3.7 Ground Station Processing 
The received signals at a ground antenna must be stored and 
processed at the ground station facility. 
4. CONCLUSIONS 
Simple imaging of the ground requires a linear array sensor 
perpendicular to satellite motion. Images of such a sensor 
system require geocoding. This is possible using the transmitted 
GPS and attitude orbital data within accuracy limitations. 
Ground control points can increase the accuracy of geocoding. 

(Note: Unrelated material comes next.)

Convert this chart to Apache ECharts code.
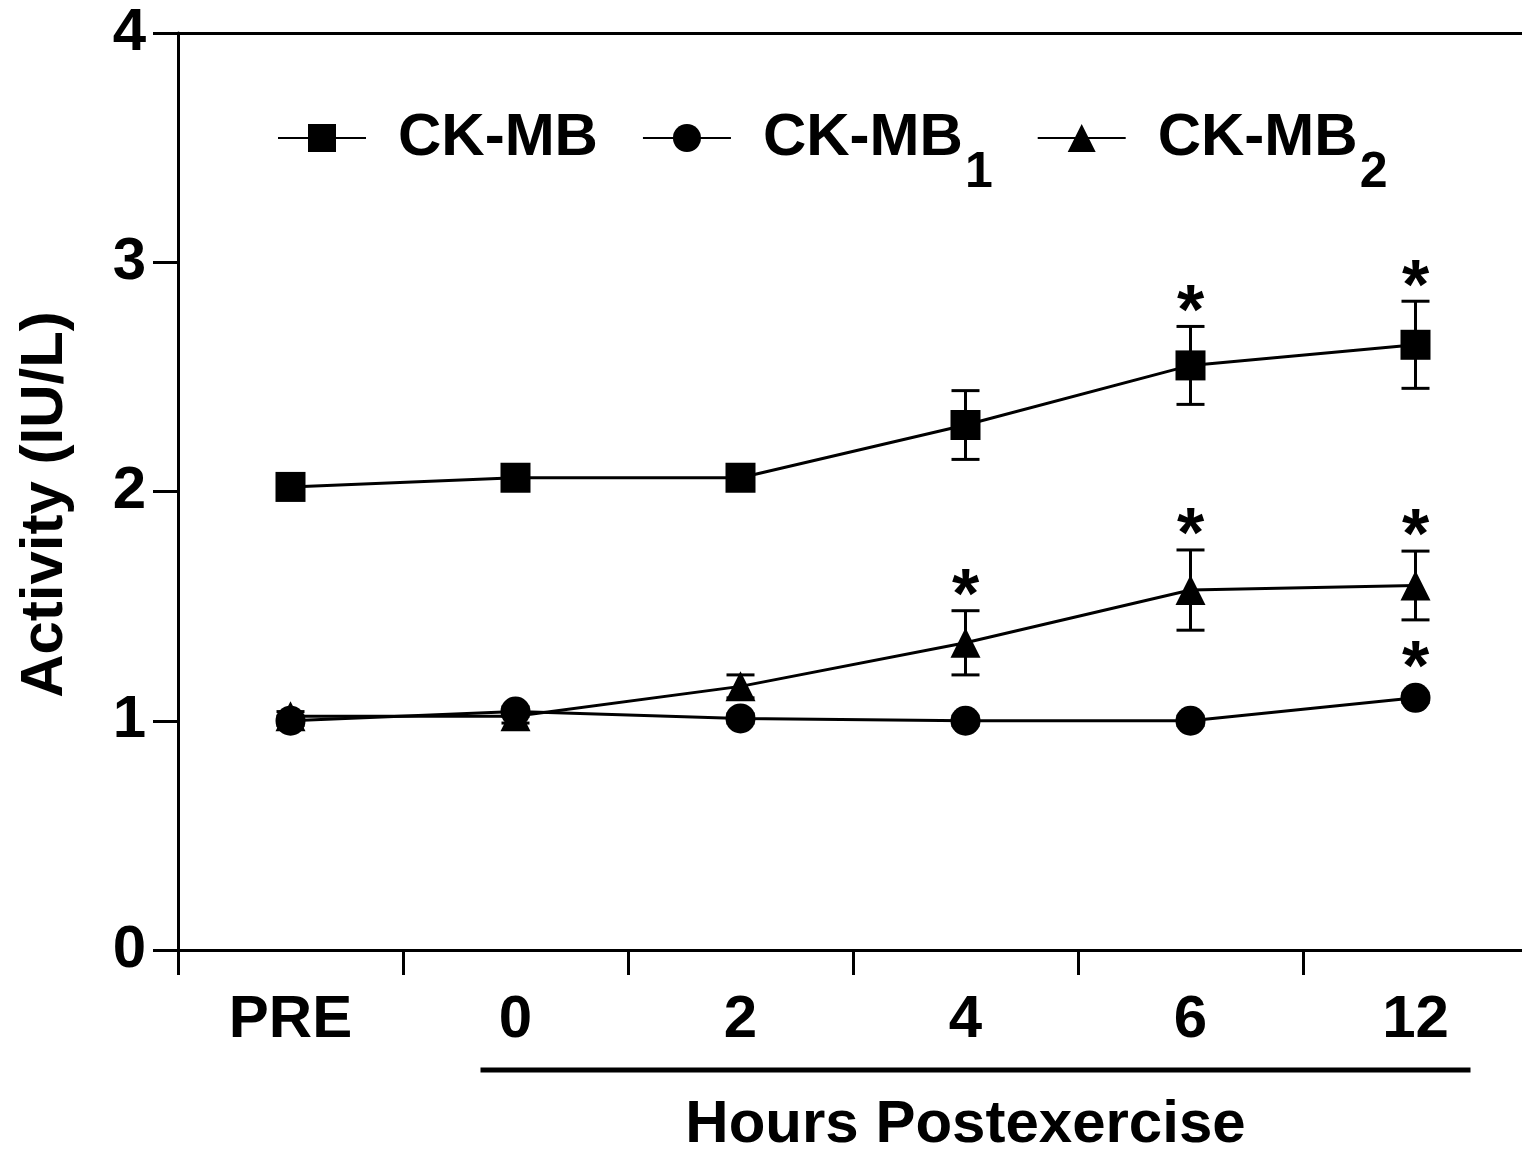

However, the images cannot be orthorectified onto a 
cartographic projection unless a digital elevation model of the 
terrain is known from other sources, and used in the ground 
processing chain. 
To be independent of the knowledge of the digital elevation 
model stereo sensing can be utilized, using at least two sensor 
systems operating with a forward and a backward inclination 
along the orbital path against the nadir. Rainer Sandau 
describes the possible stereo sensing configurations in his 
paper, which have been utilized in satellite systems (1). 
As the swath widths for small satellite sensors are usually small 
due to the use of narrow angle optical systems optimal 
base/height ratios of 1:1 permitting to acquire digital elevation 
models with sufficient accuracy are difficult to achieve.